### Problem
Output the material below unchanged, apart from leaving out the pictures.

-.-.-

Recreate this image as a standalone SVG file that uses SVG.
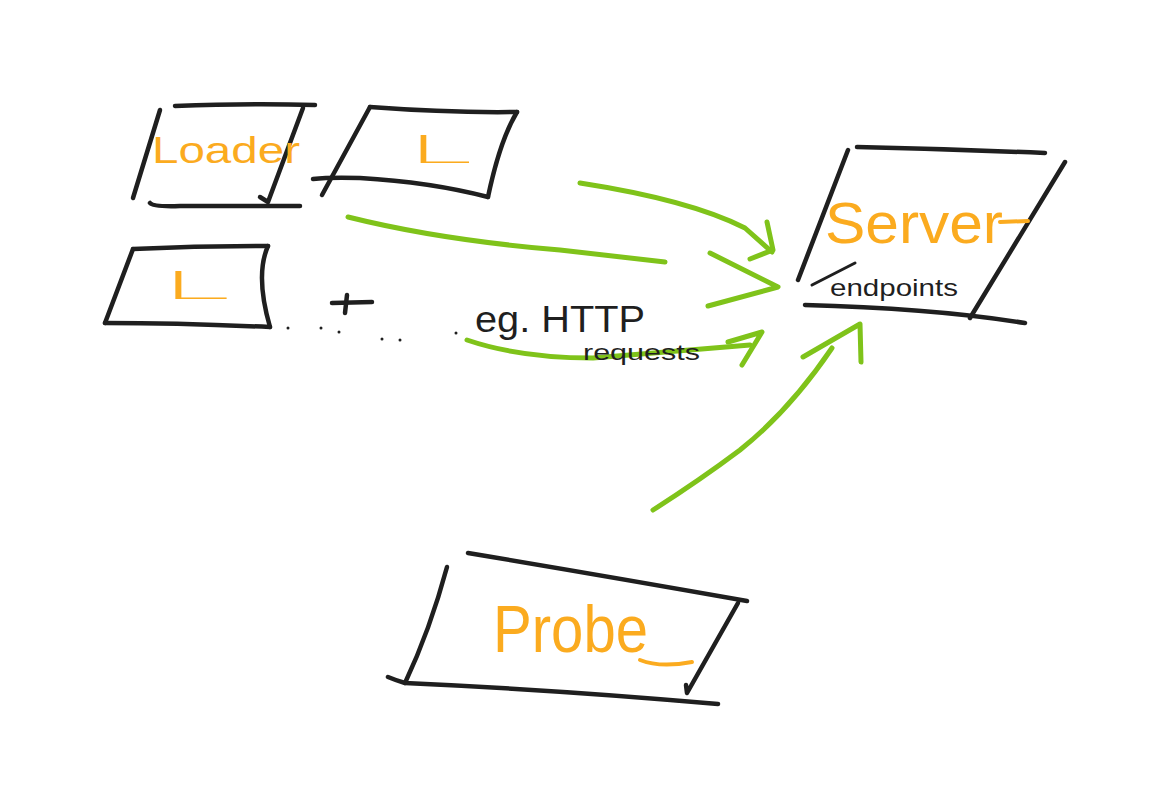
<svg xmlns="http://www.w3.org/2000/svg" width="1169" height="807" viewBox="0 0 1169 807">
<style>
.ink{fill:none;stroke:#1f1f1f;stroke-width:4.5;stroke-linecap:round;stroke-linejoin:round}
.thin{fill:none;stroke:#1f1f1f;stroke-width:3;stroke-linecap:round}
.arr{fill:none;stroke:#7fc31a;stroke-width:5;stroke-linecap:round;stroke-linejoin:round}
.lbl{font-family:"Liberation Sans","DejaVu Sans",sans-serif;fill:#fbab1f}
.ltr{font-family:Inter,"Liberation Sans",sans-serif;font-weight:200;fill:#fbab1f}
.blk{font-family:"Liberation Sans","DejaVu Sans",sans-serif;fill:#1f1f1f}
.dot{fill:#1f1f1f}
</style>
<rect width="1169" height="807" fill="#ffffff"/>
<g id="connectors">
  <path class="arr" d="M580,183 Q690,200 745,228 L772,252"/>
  <path class="arr" d="M767,222 L773,250 L750,259"/>
  <path class="arr" d="M348,217 Q440,240 560,250 L665,262"/>
  <path class="arr" d="M710,253 L778,287 L708,306"/>
  <path class="arr" d="M467,340 Q520,358 593,358 L750,345"/>
  <path class="arr" d="M728,342 L762,332 L742,365"/>
  <path class="arr" d="M653,510 Q700,480 740,450 Q790,410 832,348"/>
  <path class="arr" d="M803,357 L860,324 L861,362"/>
</g>
<g id="loader1">
  <path class="ink" d="M160,110 L133,198"/>
  <path class="ink" d="M175,106 Q250,103 315,105"/>
  <path class="ink" d="M303,108 L268,202 L260,197"/>
  <path class="ink" d="M150,203 Q153,207 180,206 L300,206"/>
  <text class="lbl" x="152" y="163" font-size="36" textLength="148" lengthAdjust="spacingAndGlyphs">Loader</text>
</g>
<g id="loader2">
  <path class="ink" d="M370,107 L322,195"/>
  <path class="ink" d="M370,107 Q450,113 517,112"/>
  <path class="ink" d="M517,112 Q500,140 488,197"/>
  <path class="ink" d="M313,179 Q330,177 360,178 Q430,182 488,197"/>
  <text class="ltr" x="408" y="163" font-size="38" textLength="68" lengthAdjust="spacingAndGlyphs">L</text>
</g>
<g id="loader3">
  <path class="ink" d="M133,249 Q200,246 268,246"/>
  <path class="ink" d="M133,249 L105,323"/>
  <path class="ink" d="M268,246 Q255,275 270,327"/>
  <path class="ink" d="M105,323 Q180,323 270,327"/>
  <text class="ltr" x="162" y="299" font-size="38" textLength="72" lengthAdjust="spacingAndGlyphs">L</text>
</g>
<g id="more">
  <path class="ink" d="M332,303 L372,302"/>
  <path class="ink" d="M347,295 L345,313"/>
  <circle class="dot" cx="288" cy="328" r="1.5"/>
  <circle class="dot" cx="321" cy="328" r="1.5"/>
  <circle class="dot" cx="339" cy="332" r="1.5"/>
  <circle class="dot" cx="382" cy="339" r="1.5"/>
  <circle class="dot" cx="400" cy="340" r="1.5"/>
  <circle class="dot" cx="456" cy="333" r="1.5"/>
</g>
<g id="http-label">
  <text class="blk" x="475" y="332" font-size="36" textLength="170" lengthAdjust="spacingAndGlyphs">eg. HTTP</text>
  <text class="blk" x="583" y="360" font-size="22" textLength="117" lengthAdjust="spacingAndGlyphs">requests</text>
</g>
<g id="server">
  <path class="ink" d="M857,147 Q950,149 1045,153"/>
  <path class="ink" d="M848,150 L798,280"/>
  <path class="ink" d="M1065,162 L970,318"/>
  <path class="ink" d="M805,305 Q930,308 1025,323"/>
  <text class="lbl" x="825" y="243" font-size="58" textLength="178" lengthAdjust="spacingAndGlyphs">Server</text>
  <path fill="none" stroke="#fbab1f" stroke-width="4" stroke-linecap="round" d="M1000,222 L1028,221"/>
  <path class="thin" d="M812,285 L855,263"/>
  <text class="blk" x="830" y="296" font-size="24" textLength="128" lengthAdjust="spacingAndGlyphs">endpoints</text>
</g>
<g id="probe">
  <path class="ink" d="M468,553 Q600,575 747,601"/>
  <path class="ink" d="M447,567 Q430,630 405,683"/>
  <path class="ink" d="M388,677 Q395,680 405,683 Q560,690 718,704"/>
  <path class="ink" d="M738,603 L687,693 L686,685"/>
  <text class="lbl" x="493" y="652" font-size="66" textLength="155" lengthAdjust="spacingAndGlyphs">Probe</text>
  <path fill="none" stroke="#fbab1f" stroke-width="4" stroke-linecap="round" d="M640,660 Q660,668 692,662"/>
</g>
</svg>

-.-.-

### Reply to the task
Recreate this image as a standalone SVG file that uses SVG.
<svg xmlns="http://www.w3.org/2000/svg" width="1169" height="807" viewBox="0 0 1169 807">
<style>
.ink{fill:none;stroke:#1f1f1f;stroke-width:4.5;stroke-linecap:round;stroke-linejoin:round}
.thin{fill:none;stroke:#1f1f1f;stroke-width:3;stroke-linecap:round}
.arr{fill:none;stroke:#7fc31a;stroke-width:5;stroke-linecap:round;stroke-linejoin:round}
.lbl{font-family:"Liberation Sans","DejaVu Sans",sans-serif;fill:#fbab1f}
.ltr{font-family:Inter,"Liberation Sans",sans-serif;font-weight:200;fill:#fbab1f}
.blk{font-family:"Liberation Sans","DejaVu Sans",sans-serif;fill:#1f1f1f}
.dot{fill:#1f1f1f}
</style>
<rect width="1169" height="807" fill="#ffffff"/>
<g id="connectors">
  <path class="arr" d="M580,183 Q690,200 745,228 L772,252"/>
  <path class="arr" d="M767,222 L773,250 L750,259"/>
  <path class="arr" d="M348,217 Q440,240 560,250 L665,262"/>
  <path class="arr" d="M710,253 L778,287 L708,306"/>
  <path class="arr" d="M467,340 Q520,358 593,358 L750,345"/>
  <path class="arr" d="M728,342 L762,332 L742,365"/>
  <path class="arr" d="M653,510 Q700,480 740,450 Q790,410 832,348"/>
  <path class="arr" d="M803,357 L860,324 L861,362"/>
</g>
<g id="loader1">
  <path class="ink" d="M160,110 L133,198"/>
  <path class="ink" d="M175,106 Q250,103 315,105"/>
  <path class="ink" d="M303,108 L268,202 L260,197"/>
  <path class="ink" d="M150,203 Q153,207 180,206 L300,206"/>
  <text class="lbl" x="152" y="163" font-size="36" textLength="148" lengthAdjust="spacingAndGlyphs">Loader</text>
</g>
<g id="loader2">
  <path class="ink" d="M370,107 L322,195"/>
  <path class="ink" d="M370,107 Q450,113 517,112"/>
  <path class="ink" d="M517,112 Q500,140 488,197"/>
  <path class="ink" d="M313,179 Q330,177 360,178 Q430,182 488,197"/>
  <text class="ltr" x="408" y="163" font-size="38" textLength="68" lengthAdjust="spacingAndGlyphs">L</text>
</g>
<g id="loader3">
  <path class="ink" d="M133,249 Q200,246 268,246"/>
  <path class="ink" d="M133,249 L105,323"/>
  <path class="ink" d="M268,246 Q255,275 270,327"/>
  <path class="ink" d="M105,323 Q180,323 270,327"/>
  <text class="ltr" x="162" y="299" font-size="38" textLength="72" lengthAdjust="spacingAndGlyphs">L</text>
</g>
<g id="more">
  <path class="ink" d="M332,303 L372,302"/>
  <path class="ink" d="M347,295 L345,313"/>
  <circle class="dot" cx="288" cy="328" r="1.5"/>
  <circle class="dot" cx="321" cy="328" r="1.5"/>
  <circle class="dot" cx="339" cy="332" r="1.5"/>
  <circle class="dot" cx="382" cy="339" r="1.5"/>
  <circle class="dot" cx="400" cy="340" r="1.5"/>
  <circle class="dot" cx="456" cy="333" r="1.5"/>
</g>
<g id="http-label">
  <text class="blk" x="475" y="332" font-size="36" textLength="170" lengthAdjust="spacingAndGlyphs">eg. HTTP</text>
  <text class="blk" x="583" y="360" font-size="22" textLength="117" lengthAdjust="spacingAndGlyphs">requests</text>
</g>
<g id="server">
  <path class="ink" d="M857,147 Q950,149 1045,153"/>
  <path class="ink" d="M848,150 L798,280"/>
  <path class="ink" d="M1065,162 L970,318"/>
  <path class="ink" d="M805,305 Q930,308 1025,323"/>
  <text class="lbl" x="825" y="243" font-size="58" textLength="178" lengthAdjust="spacingAndGlyphs">Server</text>
  <path fill="none" stroke="#fbab1f" stroke-width="4" stroke-linecap="round" d="M1000,222 L1028,221"/>
  <path class="thin" d="M812,285 L855,263"/>
  <text class="blk" x="830" y="296" font-size="24" textLength="128" lengthAdjust="spacingAndGlyphs">endpoints</text>
</g>
<g id="probe">
  <path class="ink" d="M468,553 Q600,575 747,601"/>
  <path class="ink" d="M447,567 Q430,630 405,683"/>
  <path class="ink" d="M388,677 Q395,680 405,683 Q560,690 718,704"/>
  <path class="ink" d="M738,603 L687,693 L686,685"/>
  <text class="lbl" x="493" y="652" font-size="66" textLength="155" lengthAdjust="spacingAndGlyphs">Probe</text>
  <path fill="none" stroke="#fbab1f" stroke-width="4" stroke-linecap="round" d="M640,660 Q660,668 692,662"/>
</g>
</svg>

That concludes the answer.